BenchmarkDotNet v0.14.0, Windows 11 (10.0.26100.3915)
12th Gen Intel Core i7-1255U, 1 CPU, 12 logical and 10 physical cores
.NET SDK 10.0.100-preview.3.25201.16
  [Host]     : .NET 10.0.0 (10.0.25.17105), X64 RyuJIT AVX2
  DefaultJob : .NET 10.0.0 (10.0.25.17105), X64 RyuJIT AVX2


| Method  | Mean        | Error     | StdDev    | BranchMispredictions/Op | BranchInstructions/Op |
|-------- |------------:|----------:|----------:|------------------------:|----------------------:|
| Sum     | 4,038.86 us | 76.923 us | 78.994 us |                 501,912 |             2,623,794 |
| SumSimd |    49.69 us |  0.535 us |  0.418 us |                      50 |                63,586 |

The results show that the SIMD solution is significantly faster on a randomized (unsorted) input array with 1,000,000 elements. It gains performance benefits in two ways:

  • The vectorized SIMD operations process multiple elements at a time. This places an upper limit of 16-fold improvements on the test machine as 16 ushort elements can be contained by the vector registers.
  • The branch misprediction (and branching operations) are both significantly lower. The CPU spends more cycles on useful operations (as opposed to mispredicted branches).

I ran the same benchmarks on Linux/Arm64 (Raspberry Pi Pico). This device with .NET 10 Preview 3 uses 64 bit SIMD registers. Such a vector can fit 4 ushort values.

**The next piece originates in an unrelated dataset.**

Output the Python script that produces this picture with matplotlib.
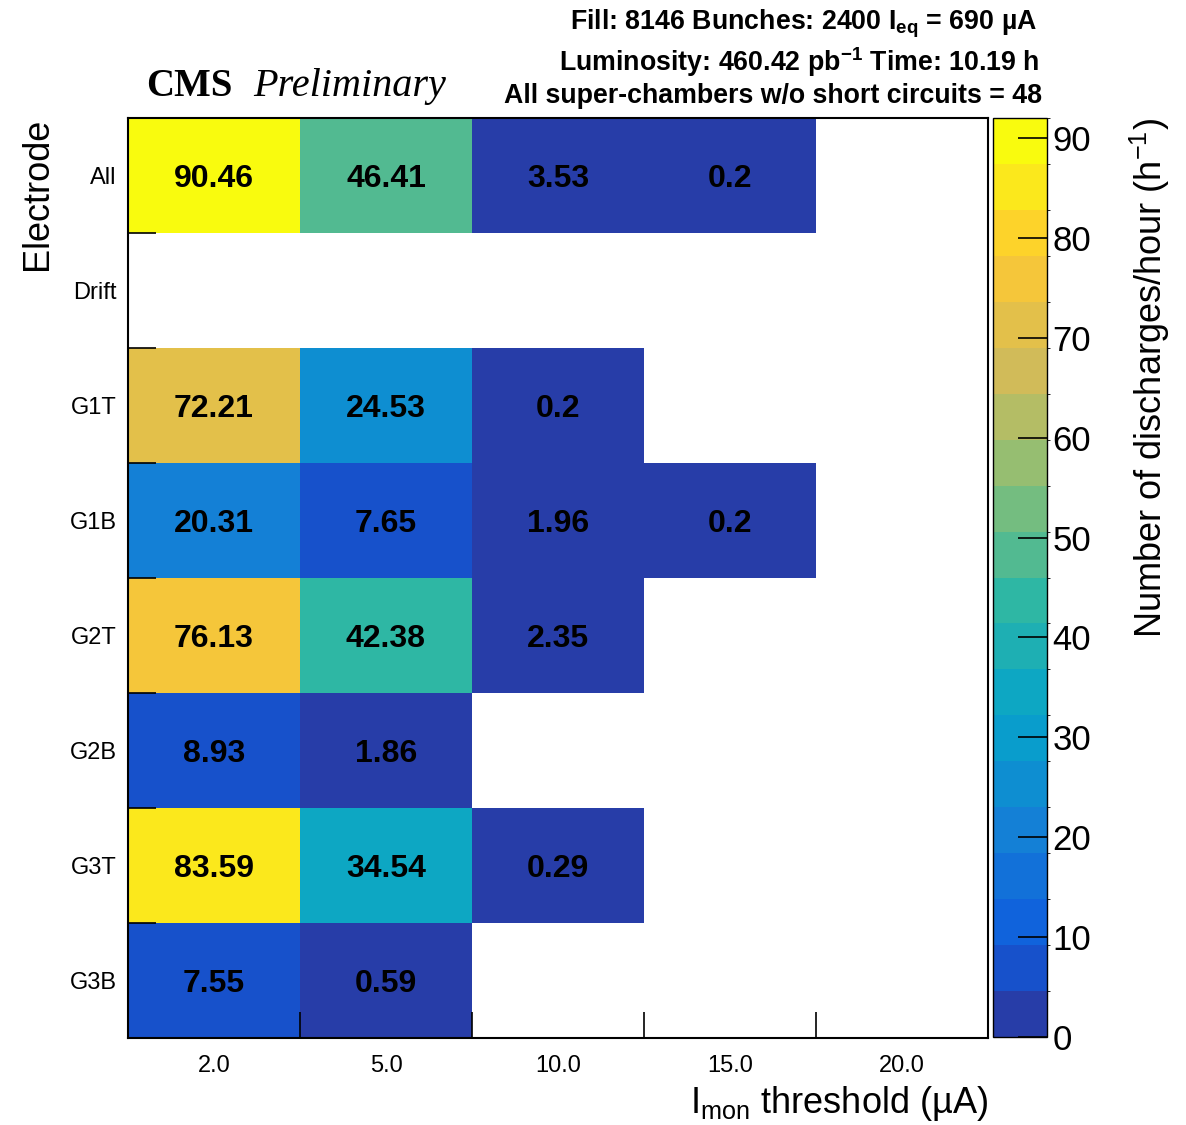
import numpy as np
import matplotlib
matplotlib.use("Agg")
import matplotlib.pyplot as plt
from matplotlib.colors import ListedColormap, BoundaryNorm

plt.rcParams['font.family'] = ['Liberation Sans', 'DejaVu Sans']
plt.rcParams['mathtext.fontset'] = 'custom'
plt.rcParams['mathtext.rm'] = 'Liberation Sans'
plt.rcParams['mathtext.it'] = 'Liberation Sans:italic'
plt.rcParams['mathtext.bf'] = 'Liberation Sans:bold'

# data
thresholds = ["2.0", "5.0", "10.0", "15.0", "20.0"]
electrodes = ["All", "Drift", "G1T", "G1B", "G2T", "G2B", "G3T", "G3B"]
nan = np.nan
rate_all = [90.46, 46.41, 3.53, 0.2, nan]
rate_drift = [nan, nan, nan, nan, nan]
rate_g1t = [72.21, 24.53, 0.2, nan, nan]
rate_g1b = [20.31, 7.65, 1.96, 0.2, nan]
rate_g2t = [76.13, 42.38, 2.35, nan, nan]
rate_g2b = [8.93, 1.86, nan, nan, nan]
rate_g3t = [83.59, 34.54, 0.29, nan, nan]
rate_g3b = [7.55, 0.59, nan, nan, nan]
z_max = 92.0
n_levels = 20

rates = np.array([rate_all, rate_drift, rate_g1t, rate_g1b,
                  rate_g2t, rate_g2b, rate_g3t, rate_g3b])

# ROOT kBird palette, 20 contour colours
stops = np.linspace(0, 1, 9)
red = [0.2082, 0.0592, 0.0780, 0.0232, 0.1802, 0.5301, 0.8186, 0.9956, 0.9764]
green = [0.1664, 0.3599, 0.5041, 0.6419, 0.7178, 0.7492, 0.7328, 0.7862, 0.9832]
blue = [0.5293, 0.8684, 0.8385, 0.7914, 0.6425, 0.4662, 0.3499, 0.1968, 0.0539]
pos = np.array([int((i + 0.99) * 255 / n_levels) for i in range(n_levels)]) / 254.0
colors = np.column_stack([np.interp(pos, stops, red),
                          np.interp(pos, stops, green),
                          np.interp(pos, stops, blue)])
cmap = ListedColormap(colors)
bounds = np.linspace(0, z_max, n_levels + 1)
norm = BoundaryNorm(bounds, cmap.N)

W, H = 1186, 1125
fig = plt.figure(figsize=(W / 100, H / 100), dpi=100)
ax = fig.add_axes([128 / W, 1 - 1038 / H, (988 - 128) / W, (1038 - 118) / H])

masked = np.ma.masked_invalid(rates)
mesh = ax.pcolormesh(np.arange(len(thresholds) + 1), np.arange(len(electrodes) + 1),
                     masked, cmap=cmap, norm=norm, edgecolors='none')
ax.set_xlim(0, len(thresholds))
ax.set_ylim(len(electrodes), 0)

for r in range(len(electrodes)):
    for c in range(len(thresholds)):
        v = rates[r, c]
        if not np.isnan(v):
            ax.text(c + 0.5, r + 0.5, f"{v:g}", ha='center', va='center_baseline',
                    fontsize=23, fontweight='bold', color='black')

# ticks: marks at bin edges, labels at bin centres
ax.set_xticks(np.arange(1, len(thresholds)))
ax.set_xticklabels([])
ax.set_xticks(np.arange(len(thresholds)) + 0.5, minor=True)
ax.set_xticklabels(thresholds, minor=True, fontsize=17)
ax.set_yticks(np.arange(0, len(electrodes) + 1))
ax.set_yticklabels([])
ax.set_yticks(np.arange(len(electrodes)) + 0.5, minor=True)
ax.set_yticklabels(electrodes, minor=True, fontsize=17)
ax.tick_params(axis='x', which='major', direction='in', length=19, width=1.2)
ax.tick_params(axis='y', which='major', direction='in', length=20, width=1.2)
ax.tick_params(axis='x', which='minor', length=0, pad=12)
ax.tick_params(axis='y', which='minor', length=0, pad=8)
for s in ax.spines.values():
    s.set_linewidth(1.5)

# colour bar
cax = fig.add_axes([993 / W, 1 - 1037 / H, (1047 - 993) / W, (1037 - 118) / H])
cb = fig.colorbar(mesh, cax=cax, ticks=np.arange(0, 91, 10))
cb.outline.set_linewidth(1.0)
cax.tick_params(direction='in', length=21, width=1.2, labelsize=25, pad=4)
cax.yaxis.set_ticks_position('right')

# axis titles
fig.text(37 / W, 1 - 118 / H, "Electrode", rotation=90, ha='center', va='top', fontsize=26)
fig.text(988 / W, 1 - 1113 / H, "I$_{\\rm mon}$ threshold (\u00b5A)",
         ha='right', va='baseline', fontsize=26)
fig.text(1150 / W, 1 - 118 / H, r"Number of discharges/hour (h$^{-1}$)",
         rotation=90, ha='center', va='top', fontsize=26)

# labels on top
fig.text(146 / W, 1 - 96 / H, "CMS", fontsize=28, fontweight='bold',
         family='Liberation Serif', ha='left', va='baseline')
fig.text(253 / W, 1 - 96 / H, "Preliminary", fontsize=29, style='italic',
         family='Liberation Serif', ha='left', va='baseline')
fig.text(1037 / W, 1 - 29 / H, "Fill: 8146 Bunches: 2400 I$_{\\mathbf{eq}}$ = 690 \u00b5A",
         ha='right', va='baseline', fontsize=19.3, fontweight='bold')
fig.text(1040 / W, 1 - 71 / H, r"Luminosity: 460.42 pb$^{\mathbf{-1}}$ Time: 10.19 h",
         ha='right', va='baseline', fontsize=19.3, fontweight='bold')
fig.text(1042 / W, 1 - 103 / H, "All super-chambers w/o short circuits = 48",
         ha='right', va='baseline', fontsize=19.3, fontweight='bold')

fig.savefig("out.png", dpi=100)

The remaining performance benefits are due to the branch (mis)predictions.

BenchmarkDotNet v0.14.0, Debian GNU/Linux 12 (bookworm)
Unknown processor
.NET SDK 10.0.100-preview.3.25201.16
  [Host]     : .NET 10.0.0 (10.0.25.17105), Arm64 RyuJIT AdvSIMD
  DefaultJob : .NET 10.0.0 (10.0.25.17105), Arm64 RyuJIT AdvSIMD


| Method  | Mean      | Error     | StdDev    |
|-------- |----------:|----------:|----------:|
| Sum     | 17.599 ms | 0.0144 ms | 0.0127 ms |
| SumSimd |  2.764 ms | 0.0123 ms | 0.0115 ms |

Conclusion

The performance comparison between the naive and SIMD implementations demonstrates significant benefits of using vectorized operations for this simple sum calculation:

  • On x64/Windows with AVX2, the SIMD version is ~80x faster, dropping execution time from 4ms to just 50us
  • On ARM64/Linux, we still see a ~6x speedup even with smaller vector registers
  • Branch mispredictions are reduced dramatically from ~500k to just 50 on x64

The improvements come from two main factors:

  1. Processing multiple elements in parallel through SIMD vector operations
  2. Drastically reducing branches and branch mispredictions by replacing the conditional logic with vectorized comparisons

While the SIMD implementation is more complex, the performance gains can be substantial for computation-heavy scenarios, especially on modern CPU architectures with wide vector registers. The results also highlight how branch prediction challenges in the naive implementation can significantly impact performance when working with unpredictable data.

This example demonstrates that understanding CPU architecture features like SIMD and branch prediction remains relevant for optimizing performance-critical code, even in managed languages like C#.